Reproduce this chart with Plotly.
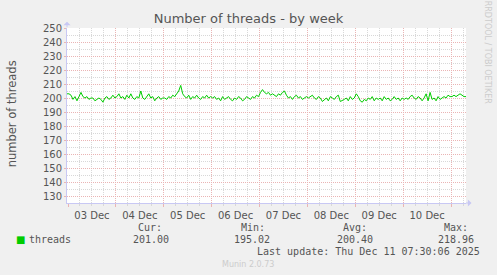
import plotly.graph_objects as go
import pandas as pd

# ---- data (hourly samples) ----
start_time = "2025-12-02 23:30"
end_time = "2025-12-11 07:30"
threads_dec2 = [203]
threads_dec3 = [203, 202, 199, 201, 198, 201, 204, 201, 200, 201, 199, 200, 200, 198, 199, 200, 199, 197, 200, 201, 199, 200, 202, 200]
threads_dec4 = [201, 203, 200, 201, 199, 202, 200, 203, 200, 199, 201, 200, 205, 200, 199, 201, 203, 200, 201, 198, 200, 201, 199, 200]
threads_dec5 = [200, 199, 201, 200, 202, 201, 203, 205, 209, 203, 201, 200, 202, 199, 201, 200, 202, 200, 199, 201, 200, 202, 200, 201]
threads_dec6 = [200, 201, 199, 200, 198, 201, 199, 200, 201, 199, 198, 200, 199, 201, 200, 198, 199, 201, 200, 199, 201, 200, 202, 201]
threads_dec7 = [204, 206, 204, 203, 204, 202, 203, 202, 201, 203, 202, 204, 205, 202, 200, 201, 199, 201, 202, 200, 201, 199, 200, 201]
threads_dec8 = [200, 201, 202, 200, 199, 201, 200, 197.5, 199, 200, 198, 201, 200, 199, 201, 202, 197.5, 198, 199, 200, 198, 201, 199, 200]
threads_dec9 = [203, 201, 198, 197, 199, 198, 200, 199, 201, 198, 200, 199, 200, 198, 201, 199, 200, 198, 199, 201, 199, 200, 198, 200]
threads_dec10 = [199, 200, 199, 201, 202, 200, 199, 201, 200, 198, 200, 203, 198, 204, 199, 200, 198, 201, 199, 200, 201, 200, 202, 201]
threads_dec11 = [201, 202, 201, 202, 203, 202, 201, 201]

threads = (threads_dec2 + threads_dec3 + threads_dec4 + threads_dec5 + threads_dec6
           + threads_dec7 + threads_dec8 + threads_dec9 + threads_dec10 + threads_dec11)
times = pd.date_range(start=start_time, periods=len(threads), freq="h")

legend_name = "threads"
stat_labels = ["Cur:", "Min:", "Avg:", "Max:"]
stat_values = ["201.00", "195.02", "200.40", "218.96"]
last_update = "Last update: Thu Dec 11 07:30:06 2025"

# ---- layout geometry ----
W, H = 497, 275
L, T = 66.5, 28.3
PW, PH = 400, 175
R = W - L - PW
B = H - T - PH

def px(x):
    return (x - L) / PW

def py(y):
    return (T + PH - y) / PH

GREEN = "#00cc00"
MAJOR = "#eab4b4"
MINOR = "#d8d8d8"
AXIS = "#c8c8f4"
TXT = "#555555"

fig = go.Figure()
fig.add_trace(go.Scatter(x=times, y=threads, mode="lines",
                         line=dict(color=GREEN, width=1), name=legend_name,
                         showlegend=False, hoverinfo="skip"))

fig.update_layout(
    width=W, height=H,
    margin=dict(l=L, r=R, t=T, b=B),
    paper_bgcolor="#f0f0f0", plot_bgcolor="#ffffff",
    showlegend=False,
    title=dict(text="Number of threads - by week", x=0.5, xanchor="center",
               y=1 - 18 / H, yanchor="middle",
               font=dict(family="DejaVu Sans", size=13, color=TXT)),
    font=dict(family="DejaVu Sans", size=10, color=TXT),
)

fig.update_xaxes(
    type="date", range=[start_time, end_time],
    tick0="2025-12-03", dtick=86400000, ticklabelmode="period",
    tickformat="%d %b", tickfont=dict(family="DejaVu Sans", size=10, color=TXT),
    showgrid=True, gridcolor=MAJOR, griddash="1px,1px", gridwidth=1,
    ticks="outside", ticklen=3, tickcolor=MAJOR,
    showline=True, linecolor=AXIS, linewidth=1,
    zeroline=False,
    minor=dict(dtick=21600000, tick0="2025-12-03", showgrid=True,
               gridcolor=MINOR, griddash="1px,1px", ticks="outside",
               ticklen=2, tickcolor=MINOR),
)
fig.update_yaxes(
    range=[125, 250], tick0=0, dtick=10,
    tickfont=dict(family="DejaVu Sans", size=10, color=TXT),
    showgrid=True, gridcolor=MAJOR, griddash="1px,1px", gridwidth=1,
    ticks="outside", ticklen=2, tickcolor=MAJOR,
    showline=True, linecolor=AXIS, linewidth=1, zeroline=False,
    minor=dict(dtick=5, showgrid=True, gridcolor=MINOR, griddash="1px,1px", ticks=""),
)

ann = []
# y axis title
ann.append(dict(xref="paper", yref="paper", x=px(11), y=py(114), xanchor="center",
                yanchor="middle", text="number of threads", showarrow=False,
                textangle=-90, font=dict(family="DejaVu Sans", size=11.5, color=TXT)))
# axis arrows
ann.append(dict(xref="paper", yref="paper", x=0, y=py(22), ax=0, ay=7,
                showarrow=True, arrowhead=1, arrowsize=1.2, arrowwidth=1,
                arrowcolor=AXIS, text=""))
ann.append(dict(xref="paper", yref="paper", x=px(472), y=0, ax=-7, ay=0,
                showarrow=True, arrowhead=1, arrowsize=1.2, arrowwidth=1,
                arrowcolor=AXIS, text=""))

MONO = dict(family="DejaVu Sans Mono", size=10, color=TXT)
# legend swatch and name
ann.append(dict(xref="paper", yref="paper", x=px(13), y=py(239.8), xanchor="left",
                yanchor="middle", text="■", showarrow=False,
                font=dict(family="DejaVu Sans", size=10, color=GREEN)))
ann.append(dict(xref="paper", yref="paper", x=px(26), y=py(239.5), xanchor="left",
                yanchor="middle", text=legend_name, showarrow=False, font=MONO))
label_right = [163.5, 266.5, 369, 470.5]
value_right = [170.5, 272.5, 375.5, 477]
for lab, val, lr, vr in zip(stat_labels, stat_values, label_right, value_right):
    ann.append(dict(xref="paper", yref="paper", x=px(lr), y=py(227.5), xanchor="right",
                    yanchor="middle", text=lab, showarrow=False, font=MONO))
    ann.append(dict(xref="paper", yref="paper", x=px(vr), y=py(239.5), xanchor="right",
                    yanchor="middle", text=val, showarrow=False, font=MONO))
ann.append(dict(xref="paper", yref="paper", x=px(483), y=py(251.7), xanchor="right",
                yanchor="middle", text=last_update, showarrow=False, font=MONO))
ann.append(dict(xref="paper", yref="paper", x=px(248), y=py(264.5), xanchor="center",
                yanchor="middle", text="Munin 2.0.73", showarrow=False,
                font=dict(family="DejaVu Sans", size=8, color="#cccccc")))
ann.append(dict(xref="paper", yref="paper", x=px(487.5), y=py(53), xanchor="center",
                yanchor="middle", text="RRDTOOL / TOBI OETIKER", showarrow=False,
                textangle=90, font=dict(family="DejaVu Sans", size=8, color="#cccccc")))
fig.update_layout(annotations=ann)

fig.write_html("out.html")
^^^^^^^^^^^^^^^^
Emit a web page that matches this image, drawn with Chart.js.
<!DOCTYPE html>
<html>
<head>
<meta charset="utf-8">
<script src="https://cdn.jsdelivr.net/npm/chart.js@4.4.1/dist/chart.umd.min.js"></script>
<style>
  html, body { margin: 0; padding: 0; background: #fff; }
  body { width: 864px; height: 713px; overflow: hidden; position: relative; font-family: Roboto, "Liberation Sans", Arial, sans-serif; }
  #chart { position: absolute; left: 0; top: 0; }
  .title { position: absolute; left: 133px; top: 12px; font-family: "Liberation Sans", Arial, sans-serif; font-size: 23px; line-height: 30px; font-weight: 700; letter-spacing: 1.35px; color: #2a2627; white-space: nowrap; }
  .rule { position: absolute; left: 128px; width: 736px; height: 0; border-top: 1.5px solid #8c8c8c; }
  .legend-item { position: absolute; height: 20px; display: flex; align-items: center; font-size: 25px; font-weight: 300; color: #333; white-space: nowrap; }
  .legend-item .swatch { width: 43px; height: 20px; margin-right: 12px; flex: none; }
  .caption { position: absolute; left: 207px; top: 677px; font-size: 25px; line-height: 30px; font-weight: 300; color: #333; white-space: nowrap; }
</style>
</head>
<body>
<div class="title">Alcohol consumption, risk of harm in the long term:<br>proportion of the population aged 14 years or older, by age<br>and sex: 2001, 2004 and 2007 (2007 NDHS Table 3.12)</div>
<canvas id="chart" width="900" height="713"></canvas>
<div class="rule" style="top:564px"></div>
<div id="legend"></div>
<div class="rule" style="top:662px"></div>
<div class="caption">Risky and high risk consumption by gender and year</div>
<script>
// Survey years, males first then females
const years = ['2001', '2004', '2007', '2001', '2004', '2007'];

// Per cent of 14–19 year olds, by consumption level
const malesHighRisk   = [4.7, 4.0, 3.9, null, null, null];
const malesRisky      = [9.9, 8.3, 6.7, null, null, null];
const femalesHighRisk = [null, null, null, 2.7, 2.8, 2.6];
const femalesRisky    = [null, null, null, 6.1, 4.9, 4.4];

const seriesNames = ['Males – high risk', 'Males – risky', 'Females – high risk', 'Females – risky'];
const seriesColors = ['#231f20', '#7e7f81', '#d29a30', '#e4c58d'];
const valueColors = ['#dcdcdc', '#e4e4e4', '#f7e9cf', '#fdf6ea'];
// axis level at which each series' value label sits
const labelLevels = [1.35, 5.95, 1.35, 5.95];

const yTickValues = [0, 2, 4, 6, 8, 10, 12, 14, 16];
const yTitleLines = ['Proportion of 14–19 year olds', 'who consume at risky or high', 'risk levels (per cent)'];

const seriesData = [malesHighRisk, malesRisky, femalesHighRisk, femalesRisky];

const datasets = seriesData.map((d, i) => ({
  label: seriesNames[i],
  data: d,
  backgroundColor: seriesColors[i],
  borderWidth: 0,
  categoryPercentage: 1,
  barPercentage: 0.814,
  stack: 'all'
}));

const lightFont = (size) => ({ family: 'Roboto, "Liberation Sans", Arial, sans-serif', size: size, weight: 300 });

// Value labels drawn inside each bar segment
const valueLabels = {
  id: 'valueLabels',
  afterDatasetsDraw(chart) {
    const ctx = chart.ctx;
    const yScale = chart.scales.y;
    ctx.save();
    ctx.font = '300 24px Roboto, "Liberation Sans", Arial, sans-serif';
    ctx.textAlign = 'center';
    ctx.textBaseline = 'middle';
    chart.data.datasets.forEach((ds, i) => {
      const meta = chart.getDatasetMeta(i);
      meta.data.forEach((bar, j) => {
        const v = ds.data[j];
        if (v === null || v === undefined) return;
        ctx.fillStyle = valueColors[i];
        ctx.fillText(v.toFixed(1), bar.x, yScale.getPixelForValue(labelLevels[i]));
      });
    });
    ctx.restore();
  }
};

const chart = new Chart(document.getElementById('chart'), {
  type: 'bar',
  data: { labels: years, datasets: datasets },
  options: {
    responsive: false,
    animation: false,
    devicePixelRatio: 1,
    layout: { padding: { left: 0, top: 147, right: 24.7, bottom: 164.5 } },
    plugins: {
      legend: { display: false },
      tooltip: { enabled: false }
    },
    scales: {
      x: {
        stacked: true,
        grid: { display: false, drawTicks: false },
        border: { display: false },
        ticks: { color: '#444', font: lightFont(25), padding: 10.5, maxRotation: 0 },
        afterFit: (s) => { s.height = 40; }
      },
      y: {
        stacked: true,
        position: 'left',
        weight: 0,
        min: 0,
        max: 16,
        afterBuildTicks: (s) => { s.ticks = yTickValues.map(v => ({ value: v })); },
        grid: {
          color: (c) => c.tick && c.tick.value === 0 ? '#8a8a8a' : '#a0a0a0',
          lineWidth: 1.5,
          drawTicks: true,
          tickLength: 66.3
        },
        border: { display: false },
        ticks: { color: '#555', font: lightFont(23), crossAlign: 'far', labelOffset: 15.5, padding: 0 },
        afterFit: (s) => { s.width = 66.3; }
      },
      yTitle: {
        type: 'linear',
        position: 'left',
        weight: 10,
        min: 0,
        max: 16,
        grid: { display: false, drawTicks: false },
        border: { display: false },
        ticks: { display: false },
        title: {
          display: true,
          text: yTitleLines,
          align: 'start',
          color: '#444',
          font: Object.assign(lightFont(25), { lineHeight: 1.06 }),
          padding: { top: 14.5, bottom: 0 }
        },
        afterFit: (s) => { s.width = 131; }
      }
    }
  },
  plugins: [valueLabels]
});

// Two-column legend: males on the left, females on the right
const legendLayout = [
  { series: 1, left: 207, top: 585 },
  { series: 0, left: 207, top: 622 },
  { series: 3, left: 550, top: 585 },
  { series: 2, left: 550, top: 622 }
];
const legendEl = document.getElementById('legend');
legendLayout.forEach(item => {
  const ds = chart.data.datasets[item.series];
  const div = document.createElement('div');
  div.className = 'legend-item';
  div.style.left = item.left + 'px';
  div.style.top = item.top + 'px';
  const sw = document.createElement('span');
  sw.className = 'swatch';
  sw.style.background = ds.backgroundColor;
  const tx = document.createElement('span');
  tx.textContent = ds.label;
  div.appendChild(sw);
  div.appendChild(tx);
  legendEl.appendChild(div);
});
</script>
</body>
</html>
^^^^^^^^^^^^^^^^
Retype, word for word, only the lines from the one containing "Reproduce this chart with Plotly." through the one containing "import pandas as pd", both included, and leave out any pictures.

Reproduce this chart with Plotly.
import plotly.graph_objects as go
import pandas as pd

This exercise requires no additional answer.